Between December 17 and January 3, Berkshire Hathaway made several noteworthy investments. These purchases were disclosed to the Securities and Exchange Commission (SEC) due to Berkshire’s status as a greater-than-10% shareholder. Here’s a breakdown of the notable purchases:
- 8.9 million shares of Occidental Petroleum: $409 million
- 5 million shares of Sirius XM: $107 million
- 474,000 shares of Verisign: $94 million
Berkshire Hathaway’s position in Occidental Petroleum includes preferred shares with warrants to purchase common stock at $59.62 per share. Despite this, it was somewhat surprising that Buffett’s team didn’t buy more shares of Occidental at prices below that threshold. Meanwhile, the purchases of Sirius XM and Verisign illustrate Buffett’s focus on smaller, less-established companies, which could still offer great value.
Sirius XM, with a market capitalization of $7.5 billion, and Verisign, valued at just over $20 billion, represent a shift in Buffett’s strategy. These companies aren’t industry giants, which may explain why Berkshire only acquired $200 million worth of stock in these firms. Buffett’s interest in such companies highlights his ongoing search for undervalued assets, despite the challenges posed by larger, more heavily scrutinized companies.
Interestingly, during the period of Berkshire’s stock purchases, Verisign’s share price increased by 5.3%, while the S&P 500 fell by 2.2%. This suggests that Berkshire’s buying activity may have provided upward momentum for the stock, alongside increased investor interest spurred by the disclosure.
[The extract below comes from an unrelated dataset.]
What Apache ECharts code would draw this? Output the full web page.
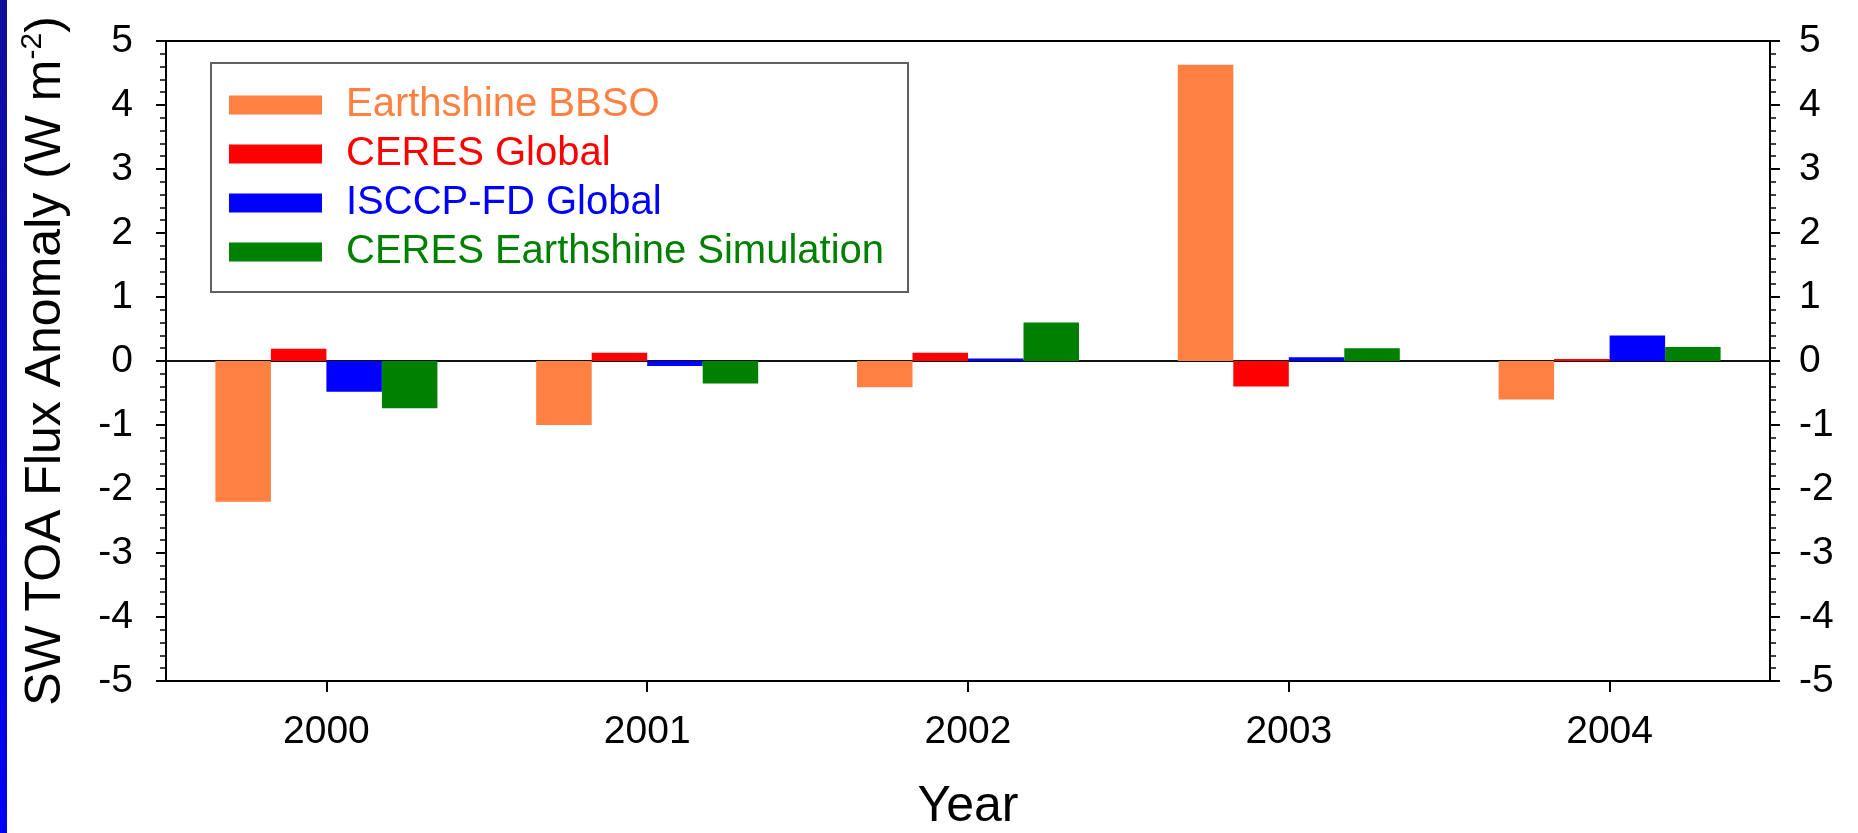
<!DOCTYPE html>
<html>
<head>
<meta charset="utf-8">
<script src="https://cdn.jsdelivr.net/npm/echarts@6/dist/echarts.min.js"></script>
<style>
html,body{margin:0;padding:0;background:#fff;}
#chart{width:1858px;height:833px;}
</style>
</head>
<body>
<div id="chart"></div>
<script>
const years = ['2000', '2001', '2002', '2003', '2004'];
const earthshineBBSO = [-2.2, -1.0, -0.41, 4.63, -0.6];
const ceresGlobal = [0.19, 0.13, 0.13, -0.4, 0.03];
const isccpGlobal = [-0.48, -0.08, 0.04, 0.06, 0.40];
const ceresSim = [-0.74, -0.35, 0.6, 0.2, 0.22];
const seriesNames = ['Earthshine BBSO', 'CERES Global', 'ISCCP-FD Global', 'CERES Earthshine Simulation'];
const seriesColors = ['#ff8040', '#ff0000', '#0000ff', '#008000'];
const seriesData = [earthshineBBSO, ceresGlobal, isccpGlobal, ceresSim];

const FONT = '"Liberation Sans", Arial, sans-serif';
const chart = echarts.init(document.getElementById('chart'));

const yAxisCommon = {
  type: 'value', min: -5, max: 5, interval: 1,
  splitLine: { show: false },
  axisLine: { show: true, lineStyle: { color: '#000', width: 2 } },
  axisTick: { show: true, inside: false, length: 10, lineStyle: { color: '#000', width: 2 } },
  minorTick: { show: true, splitNumber: 5, length: 6, lineStyle: { color: '#000', width: 1.5 } },
  minorSplitLine: { show: false }
};

chart.setOption({
  backgroundColor: '#fff',
  animation: false,
  textStyle: { fontFamily: FONT },
  graphic: [{
    type: 'rect', left: 0, top: 0, shape: { width: 7, height: 833 },
    style: { fill: new echarts.graphic.LinearGradient(0, 0, 0, 1, [
      { offset: 0, color: '#10109a' }, { offset: 1, color: '#0000f5' }]) }
  }],
  grid: {
    left: 166, right: 88, top: 41, bottom: 152,
    show: true, borderColor: '#000', borderWidth: 2, backgroundColor: 'transparent',
    containLabel: false, outerBoundsMode: 'none'
  },
  legend: {
    orient: 'vertical', left: 211, top: 63,
    padding: [22, 24, 20, 18],
    itemWidth: 93, itemHeight: 19, itemGap: 9,
    icon: 'rect',
    borderColor: '#606060', borderWidth: 2,
    backgroundColor: '#fff',
    textStyle: { fontFamily: FONT, fontSize: 40, lineHeight: 40, padding: [0, 0, 0, 19] },
    data: seriesNames.map((n, i) => ({ name: n, textStyle: { color: seriesColors[i] } }))
  },
  xAxis: [{
    type: 'category', data: years, position: 'bottom',
    name: 'Year', nameLocation: 'middle', nameGap: 101,
    nameTextStyle: { fontFamily: FONT, fontSize: 50, color: '#000' },
    axisLine: { show: true, onZero: false, lineStyle: { color: '#000', width: 2 } },
    axisTick: { show: true, alignWithLabel: true, length: 11, lineStyle: { color: '#000', width: 2 } },
    axisLabel: { fontFamily: FONT, fontSize: 39, color: '#000', margin: 32 },
    splitLine: { show: false }
  }, {
    type: 'category', data: years, position: 'bottom',
    axisLine: { show: true, onZero: true, onZeroAxisIndex: 0, lineStyle: { color: '#111', width: 2 } },
    axisTick: { show: false }, axisLabel: { show: false }, splitLine: { show: false }
  }],
  yAxis: [Object.assign({}, yAxisCommon, {
    position: 'left',
    name: '{a|SW TOA Flux Anomaly (W m}{b|-2}{a|)}',
    nameLocation: 'middle', nameGap: 92,
    nameTextStyle: {
      color: '#000',
      rich: {
        a: { fontFamily: FONT, fontSize: 50, color: '#000', lineHeight: 56 },
        b: { fontFamily: FONT, fontSize: 30, color: '#000', verticalAlign: 'top', lineHeight: 30 }
      }
    },
    axisLabel: { fontFamily: FONT, fontSize: 39, color: '#000', margin: 33 }
  }), Object.assign({}, yAxisCommon, {
    position: 'right',
    axisLabel: { fontFamily: FONT, fontSize: 39, color: '#000', margin: 29 }
  })],
  series: seriesNames.map((n, i) => ({
    name: n, type: 'bar', xAxisIndex: 0, yAxisIndex: 0,
    data: seriesData[i],
    barWidth: 55.5, barGap: '0%',
    itemStyle: { color: seriesColors[i] },
    z: 3
  }))
});
</script>
</body>
</html>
The Challenge of Large-Cap Stocks
Buffett’s strategy of focusing on smaller companies signals a broader challenge facing him and Berkshire Hathaway. While the company has the ability to liquidate sizable positions in large-cap stocks—such as the $75 billion worth of Apple stock it sold in Q2 of last year—finding a suitable reinvestment opportunity for such large sums is a daunting task.
Buffett has acknowledged this challenge, noting in his annual letter to shareholders that only a handful of companies remain capable of significantly moving the needle for Berkshire. Many of these companies have already been extensively analyzed and picked over by investors, making it difficult to find attractive, undervalued opportunities.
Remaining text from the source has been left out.